Plus jamais de nervis, de sbires, de sicaires et de séides dans les opérations de maintien et de rétablissement de l’ordre public; c’est une exigence du peuple qui s’en remet totalement aux forces de défense et de sécurité toujours investies de sa confiance.
La rencontre entre le Président de la république et les maires de certaines localités, un ramassis d’écornifleurs, de pleurnichards et d’incompétents, a été tristement été marquée par un florilège de d’éloges et de dithyrambes à l’endroit du maitre de céans qui a été élevé au rang de messie, d’un deus ex machina dont dépendait le sort de tout une nation. Les discours, spécieux à souhait, étaient empreints d’arrogance, de suffisance, de condescendance, de mépris, de dédain et d’une désinvolture qui est le trait de caractère principal de l’hôte du jour.

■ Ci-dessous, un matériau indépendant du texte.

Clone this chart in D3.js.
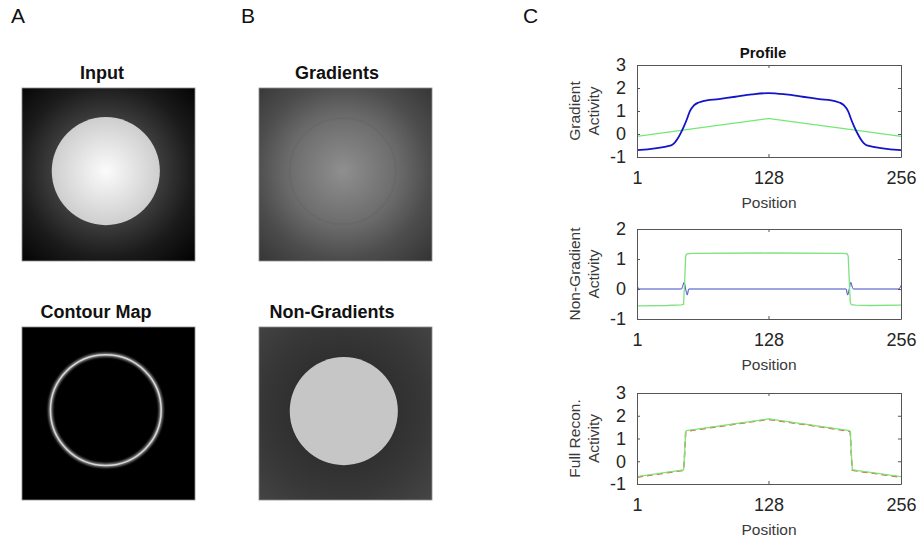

L’appel à la constitution de comités d’autodéfense lancé par les différents intervenants à finir de convaincre que la perspective d’une guerre civile doit être envisagée sérieusement d’autant que les forces de défense et de sécurité ne semblent plus bénéficier de la confiance des autorités de l’État quant à leurs capacités de maintenir et rétablir l’ordre public sur l’ensemble du territoire national. Pour dire que les nervis ont encore de très beaux jours devant eux en ce sens qu’ils seront mis à contribution jusqu’à l’élection présidentielle du 25 février 2024 à laquelle ne doit pas participer le Président Macky Sall dont les propos du jour semblent traduire un nauséabond relent d’abjuration et de parjure.
Comme je n’ai eu, n’ai et n’aurai jamais de cesse de le seriner, parce qu’exprimant mes convictions profondes, tout individu qui renie sa parole ne fait que ravaler ses propres vomissures et s’identifier à une exécrable vermine; et si le renégat, en plus s’adonne au « ndiouth-ndiath », c’est-à-dire à la fourberie, il n’est qu’une ignoble, abject, détestable et haïssable crapule indigne de respect, d’égard et de considération.
IL est bon et nécessaire de rappeler, pour que nul n’en ignore, que les forces de défense et de sécurité ont prêté un serment d’allégeance à la Constitution de la République du Sénégal et non à un individu, quel qu’il soit.